## Information supplied
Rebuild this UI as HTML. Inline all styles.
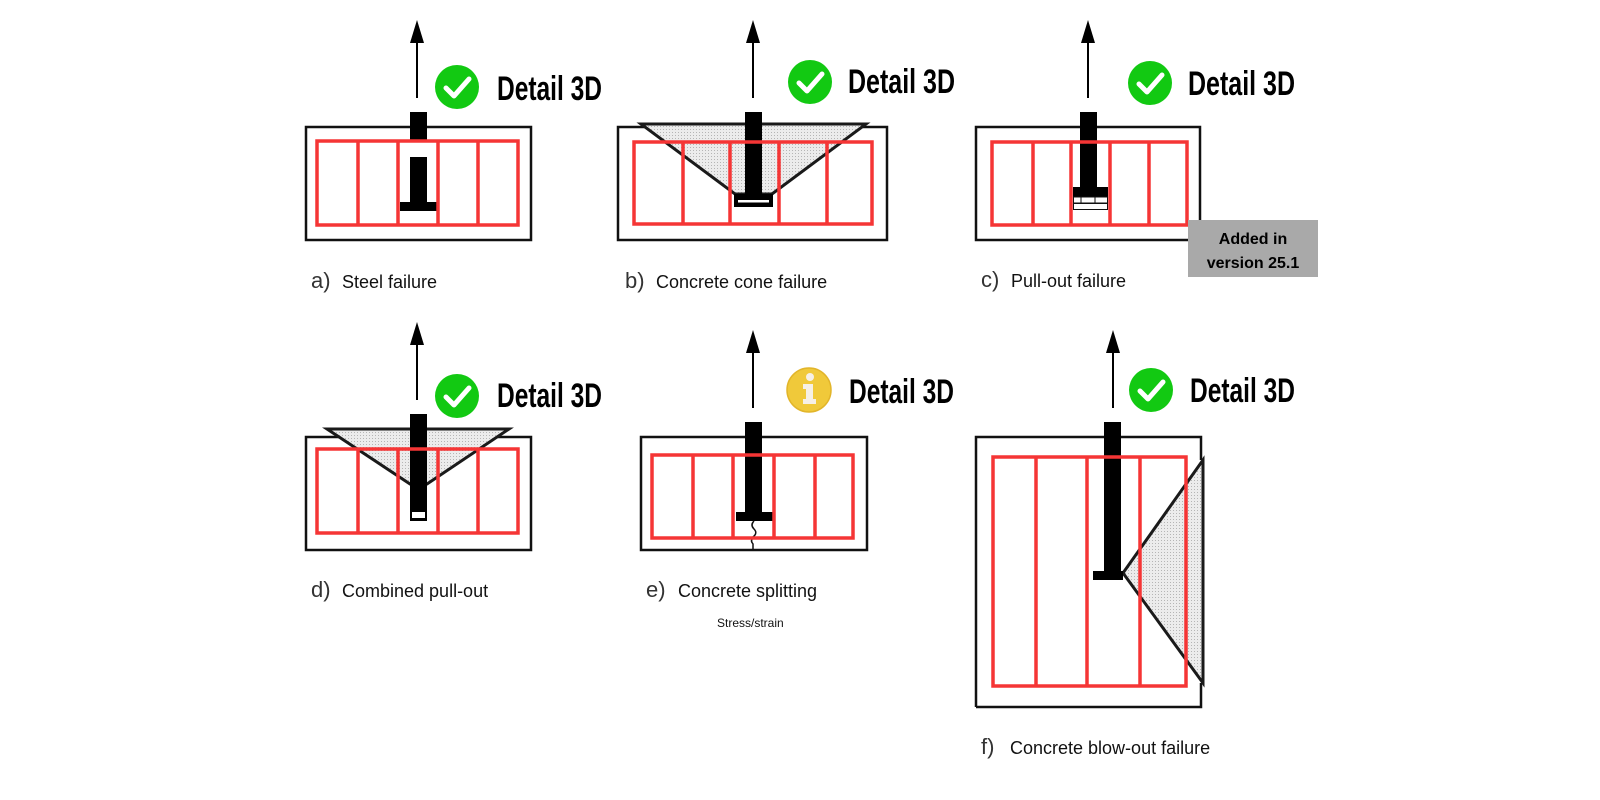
<!DOCTYPE html>
<html><head><meta charset="utf-8"><style>
html,body{margin:0;padding:0;background:#fff;width:1600px;height:800px;overflow:hidden}
svg{display:block}
.o{fill:none;stroke:#111;stroke-width:2.5}
.r{fill:none;stroke:#f53535;stroke-width:3.5}
.d{font-family:"Liberation Sans Narrow","Liberation Sans",sans-serif;font-weight:bold;font-size:34px;fill:#000}
.l{font-family:"Liberation Sans",sans-serif;font-size:18px;fill:#111}
.lb{font-family:"Liberation Sans",sans-serif;font-size:22px;fill:#333}
.cone{fill:#e2e2e2;stroke:#1a1a1a;stroke-width:3;stroke-linejoin:miter}
</style></head><body>
<svg width="1600" height="800" viewBox="0 0 1600 800" xmlns="http://www.w3.org/2000/svg">
<defs>
<pattern id="dots" width="3" height="3" patternUnits="userSpaceOnUse"><rect width="3" height="3" fill="#ececec"/><rect width="1" height="1" fill="#b5b5b5"/></pattern>
<g id="chk"><circle r="22" fill="#12c912"/><path d="M-11,1 L-3,9 L12,-8" fill="none" stroke="#fff" stroke-width="5" stroke-linecap="round" stroke-linejoin="round"/></g>
</defs>

<!-- Panel a -->
<line x1="417" y1="40" x2="417" y2="98" stroke="#000" stroke-width="2"/>
<polygon points="417,20 410,43 424,43" fill="#000"/>
<use href="#chk" x="457" y="87"/>
<text class="d" x="497" y="100" textLength="105" lengthAdjust="spacingAndGlyphs">Detail 3D</text>
<rect class="o" x="306" y="127" width="225" height="113"/>
<rect x="410" y="112" width="17" height="28" fill="#000"/>
<rect x="410" y="157" width="17" height="46" fill="#000"/>
<rect x="400" y="202" width="37" height="9" fill="#000"/>
<rect class="r" x="317" y="141" width="201" height="84"/>
<path class="r" d="M358,141V225M398,141V225M438,141V225M478,141V225"/>
<text class="lb" x="311" y="288">a)</text><text class="l" x="342" y="288">Steel failure</text>

<!-- Panel b -->
<line x1="753" y1="40" x2="753" y2="98" stroke="#000" stroke-width="2"/>
<polygon points="753,20 746,43 760,43" fill="#000"/>
<use href="#chk" x="810" y="82"/>
<text class="d" x="848" y="93" textLength="107" lengthAdjust="spacingAndGlyphs">Detail 3D</text>
<rect class="o" x="618" y="127" width="269" height="113"/>
<polygon class="cone" points="641,124 866,124 772,194 735,194" style="fill:url(#dots)"/>
<rect x="745" y="112" width="17" height="84" fill="#000"/>
<rect x="734" y="194" width="39" height="13" fill="#000"/>
<rect x="738" y="200" width="31" height="2.5" fill="#fff"/>
<rect class="r" x="634" y="142" width="238" height="82"/>
<path class="r" d="M683,142V224M730,142V224M779,142V224M827,142V224"/>
<text class="lb" x="625" y="288">b)</text><text class="l" x="656" y="288">Concrete cone failure</text>

<!-- Panel c -->
<line x1="1088" y1="40" x2="1088" y2="98" stroke="#000" stroke-width="2"/>
<polygon points="1088,20 1081,43 1095,43" fill="#000"/>
<use href="#chk" x="1150" y="83"/>
<text class="d" x="1188" y="95" textLength="107" lengthAdjust="spacingAndGlyphs">Detail 3D</text>
<rect class="o" x="976" y="127" width="224" height="113"/>
<rect x="1080" y="112" width="17" height="78" fill="#000"/>
<rect x="1073" y="187" width="35" height="10" fill="#000"/>
<rect x="1073.5" y="197" width="34" height="6" fill="#fff" stroke="#111" stroke-width="1"/>
<path d="M1081,197V203M1095,197V203" stroke="#111" stroke-width="1"/>
<rect x="1073.5" y="203.5" width="34" height="6" fill="#fff" stroke="#111" stroke-width="1"/>
<rect class="r" x="992" y="142" width="195" height="83"/>
<path class="r" d="M1033,142V225M1071,142V225M1110,142V225M1149,142V225"/>
<text class="lb" x="981" y="287">c)</text><text class="l" x="1011" y="287">Pull-out failure</text>
<rect x="1188" y="220" width="130" height="57" fill="#a9a9a9"/>
<text x="1253" y="244" text-anchor="middle" font-family="Liberation Sans,sans-serif" font-weight="bold" font-size="16" fill="#000">Added in</text>
<text x="1253" y="268" text-anchor="middle" font-family="Liberation Sans,sans-serif" font-weight="bold" font-size="16" fill="#000">version 25.1</text>

<!-- Panel d -->
<line x1="417" y1="342" x2="417" y2="400" stroke="#000" stroke-width="2"/>
<polygon points="417,322 410,345 424,345" fill="#000"/>
<use href="#chk" x="457" y="396"/>
<text class="d" x="497" y="407" textLength="105" lengthAdjust="spacingAndGlyphs">Detail 3D</text>
<rect class="o" x="306" y="437" width="225" height="113"/>
<polygon class="cone" points="327,429 509,429 427,484 410,484" style="fill:url(#dots)"/>
<rect x="410" y="414" width="17" height="107" fill="#000"/>
<rect x="412" y="512" width="13" height="6" fill="#fff"/>
<rect class="r" x="317" y="449" width="201" height="84"/>
<path class="r" d="M358,449V533M398,449V533M438,449V533M478,449V533"/>
<text class="lb" x="311" y="597">d)</text><text class="l" x="342" y="597">Combined pull-out</text>

<!-- Panel e -->
<line x1="753" y1="350" x2="753" y2="408" stroke="#000" stroke-width="2"/>
<polygon points="753,330 746,353 760,353" fill="#000"/>
<circle cx="809" cy="390" r="22" fill="#f0c93a"/>
<circle cx="809" cy="390" r="22" fill="none" stroke="#e2b52a" stroke-width="1.5"/>
<circle cx="810" cy="377" r="4" fill="#f6f0e6"/>
<path d="M803,384H813V399H816V404H803V399H806V389H803Z" fill="#f6f0e6"/>
<text class="d" x="849" y="403" textLength="105" lengthAdjust="spacingAndGlyphs">Detail 3D</text>
<rect class="o" x="641" y="437" width="226" height="113"/>
<rect x="745" y="422" width="17" height="92" fill="#000"/>
<rect x="736" y="512" width="37" height="9" fill="#000"/>
<path d="M754,521 q-4,4 0,8 q4,4 -1,8 q-3,4 0,7 v6" fill="none" stroke="#111" stroke-width="1.5"/>
<rect class="r" x="652" y="455" width="201" height="83"/>
<path class="r" d="M693,455V538M733,455V538M774,455V538M815,455V538"/>
<text class="lb" x="646" y="597">e)</text><text class="l" x="678" y="597">Concrete splitting</text>
<text x="717" y="627" font-family="Liberation Sans,sans-serif" font-size="12" fill="#111">Stress/strain</text>

<!-- Panel f -->
<line x1="1113" y1="350" x2="1113" y2="408" stroke="#000" stroke-width="2"/>
<polygon points="1113,330 1106,353 1120,353" fill="#000"/>
<use href="#chk" x="1151" y="390"/>
<text class="d" x="1190" y="402" textLength="105" lengthAdjust="spacingAndGlyphs">Detail 3D</text>
<path d="M976,707V437H1201V460 M1201,683V707H976" fill="none" stroke="#111" stroke-width="2.5"/>
<polygon class="cone" points="1203,460 1203,683 1123,573" style="fill:url(#dots)"/>
<rect x="1104" y="422" width="17" height="158" fill="#000"/>
<rect x="1093" y="571" width="30" height="9" fill="#000"/>
<rect class="r" x="993" y="457" width="193" height="229"/>
<path class="r" d="M1036,457V686M1087,457V686M1140,457V686"/>
<text class="lb" x="981" y="754">f)</text><text class="l" x="1010" y="754">Concrete blow-out failure</text>
</svg>
</body></html>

## To be done
Return the whole listing, word for word, and leave out every picture.

## Worked answer
Rebuild this UI as HTML. Inline all styles.
<!DOCTYPE html>
<html><head><meta charset="utf-8"><style>
html,body{margin:0;padding:0;background:#fff;width:1600px;height:800px;overflow:hidden}
svg{display:block}
.o{fill:none;stroke:#111;stroke-width:2.5}
.r{fill:none;stroke:#f53535;stroke-width:3.5}
.d{font-family:"Liberation Sans Narrow","Liberation Sans",sans-serif;font-weight:bold;font-size:34px;fill:#000}
.l{font-family:"Liberation Sans",sans-serif;font-size:18px;fill:#111}
.lb{font-family:"Liberation Sans",sans-serif;font-size:22px;fill:#333}
.cone{fill:#e2e2e2;stroke:#1a1a1a;stroke-width:3;stroke-linejoin:miter}
</style></head><body>
<svg width="1600" height="800" viewBox="0 0 1600 800" xmlns="http://www.w3.org/2000/svg">
<defs>
<pattern id="dots" width="3" height="3" patternUnits="userSpaceOnUse"><rect width="3" height="3" fill="#ececec"/><rect width="1" height="1" fill="#b5b5b5"/></pattern>
<g id="chk"><circle r="22" fill="#12c912"/><path d="M-11,1 L-3,9 L12,-8" fill="none" stroke="#fff" stroke-width="5" stroke-linecap="round" stroke-linejoin="round"/></g>
</defs>

<!-- Panel a -->
<line x1="417" y1="40" x2="417" y2="98" stroke="#000" stroke-width="2"/>
<polygon points="417,20 410,43 424,43" fill="#000"/>
<use href="#chk" x="457" y="87"/>
<text class="d" x="497" y="100" textLength="105" lengthAdjust="spacingAndGlyphs">Detail 3D</text>
<rect class="o" x="306" y="127" width="225" height="113"/>
<rect x="410" y="112" width="17" height="28" fill="#000"/>
<rect x="410" y="157" width="17" height="46" fill="#000"/>
<rect x="400" y="202" width="37" height="9" fill="#000"/>
<rect class="r" x="317" y="141" width="201" height="84"/>
<path class="r" d="M358,141V225M398,141V225M438,141V225M478,141V225"/>
<text class="lb" x="311" y="288">a)</text><text class="l" x="342" y="288">Steel failure</text>

<!-- Panel b -->
<line x1="753" y1="40" x2="753" y2="98" stroke="#000" stroke-width="2"/>
<polygon points="753,20 746,43 760,43" fill="#000"/>
<use href="#chk" x="810" y="82"/>
<text class="d" x="848" y="93" textLength="107" lengthAdjust="spacingAndGlyphs">Detail 3D</text>
<rect class="o" x="618" y="127" width="269" height="113"/>
<polygon class="cone" points="641,124 866,124 772,194 735,194" style="fill:url(#dots)"/>
<rect x="745" y="112" width="17" height="84" fill="#000"/>
<rect x="734" y="194" width="39" height="13" fill="#000"/>
<rect x="738" y="200" width="31" height="2.5" fill="#fff"/>
<rect class="r" x="634" y="142" width="238" height="82"/>
<path class="r" d="M683,142V224M730,142V224M779,142V224M827,142V224"/>
<text class="lb" x="625" y="288">b)</text><text class="l" x="656" y="288">Concrete cone failure</text>

<!-- Panel c -->
<line x1="1088" y1="40" x2="1088" y2="98" stroke="#000" stroke-width="2"/>
<polygon points="1088,20 1081,43 1095,43" fill="#000"/>
<use href="#chk" x="1150" y="83"/>
<text class="d" x="1188" y="95" textLength="107" lengthAdjust="spacingAndGlyphs">Detail 3D</text>
<rect class="o" x="976" y="127" width="224" height="113"/>
<rect x="1080" y="112" width="17" height="78" fill="#000"/>
<rect x="1073" y="187" width="35" height="10" fill="#000"/>
<rect x="1073.5" y="197" width="34" height="6" fill="#fff" stroke="#111" stroke-width="1"/>
<path d="M1081,197V203M1095,197V203" stroke="#111" stroke-width="1"/>
<rect x="1073.5" y="203.5" width="34" height="6" fill="#fff" stroke="#111" stroke-width="1"/>
<rect class="r" x="992" y="142" width="195" height="83"/>
<path class="r" d="M1033,142V225M1071,142V225M1110,142V225M1149,142V225"/>
<text class="lb" x="981" y="287">c)</text><text class="l" x="1011" y="287">Pull-out failure</text>
<rect x="1188" y="220" width="130" height="57" fill="#a9a9a9"/>
<text x="1253" y="244" text-anchor="middle" font-family="Liberation Sans,sans-serif" font-weight="bold" font-size="16" fill="#000">Added in</text>
<text x="1253" y="268" text-anchor="middle" font-family="Liberation Sans,sans-serif" font-weight="bold" font-size="16" fill="#000">version 25.1</text>

<!-- Panel d -->
<line x1="417" y1="342" x2="417" y2="400" stroke="#000" stroke-width="2"/>
<polygon points="417,322 410,345 424,345" fill="#000"/>
<use href="#chk" x="457" y="396"/>
<text class="d" x="497" y="407" textLength="105" lengthAdjust="spacingAndGlyphs">Detail 3D</text>
<rect class="o" x="306" y="437" width="225" height="113"/>
<polygon class="cone" points="327,429 509,429 427,484 410,484" style="fill:url(#dots)"/>
<rect x="410" y="414" width="17" height="107" fill="#000"/>
<rect x="412" y="512" width="13" height="6" fill="#fff"/>
<rect class="r" x="317" y="449" width="201" height="84"/>
<path class="r" d="M358,449V533M398,449V533M438,449V533M478,449V533"/>
<text class="lb" x="311" y="597">d)</text><text class="l" x="342" y="597">Combined pull-out</text>

<!-- Panel e -->
<line x1="753" y1="350" x2="753" y2="408" stroke="#000" stroke-width="2"/>
<polygon points="753,330 746,353 760,353" fill="#000"/>
<circle cx="809" cy="390" r="22" fill="#f0c93a"/>
<circle cx="809" cy="390" r="22" fill="none" stroke="#e2b52a" stroke-width="1.5"/>
<circle cx="810" cy="377" r="4" fill="#f6f0e6"/>
<path d="M803,384H813V399H816V404H803V399H806V389H803Z" fill="#f6f0e6"/>
<text class="d" x="849" y="403" textLength="105" lengthAdjust="spacingAndGlyphs">Detail 3D</text>
<rect class="o" x="641" y="437" width="226" height="113"/>
<rect x="745" y="422" width="17" height="92" fill="#000"/>
<rect x="736" y="512" width="37" height="9" fill="#000"/>
<path d="M754,521 q-4,4 0,8 q4,4 -1,8 q-3,4 0,7 v6" fill="none" stroke="#111" stroke-width="1.5"/>
<rect class="r" x="652" y="455" width="201" height="83"/>
<path class="r" d="M693,455V538M733,455V538M774,455V538M815,455V538"/>
<text class="lb" x="646" y="597">e)</text><text class="l" x="678" y="597">Concrete splitting</text>
<text x="717" y="627" font-family="Liberation Sans,sans-serif" font-size="12" fill="#111">Stress/strain</text>

<!-- Panel f -->
<line x1="1113" y1="350" x2="1113" y2="408" stroke="#000" stroke-width="2"/>
<polygon points="1113,330 1106,353 1120,353" fill="#000"/>
<use href="#chk" x="1151" y="390"/>
<text class="d" x="1190" y="402" textLength="105" lengthAdjust="spacingAndGlyphs">Detail 3D</text>
<path d="M976,707V437H1201V460 M1201,683V707H976" fill="none" stroke="#111" stroke-width="2.5"/>
<polygon class="cone" points="1203,460 1203,683 1123,573" style="fill:url(#dots)"/>
<rect x="1104" y="422" width="17" height="158" fill="#000"/>
<rect x="1093" y="571" width="30" height="9" fill="#000"/>
<rect class="r" x="993" y="457" width="193" height="229"/>
<path class="r" d="M1036,457V686M1087,457V686M1140,457V686"/>
<text class="lb" x="981" y="754">f)</text><text class="l" x="1010" y="754">Concrete blow-out failure</text>
</svg>
</body></html>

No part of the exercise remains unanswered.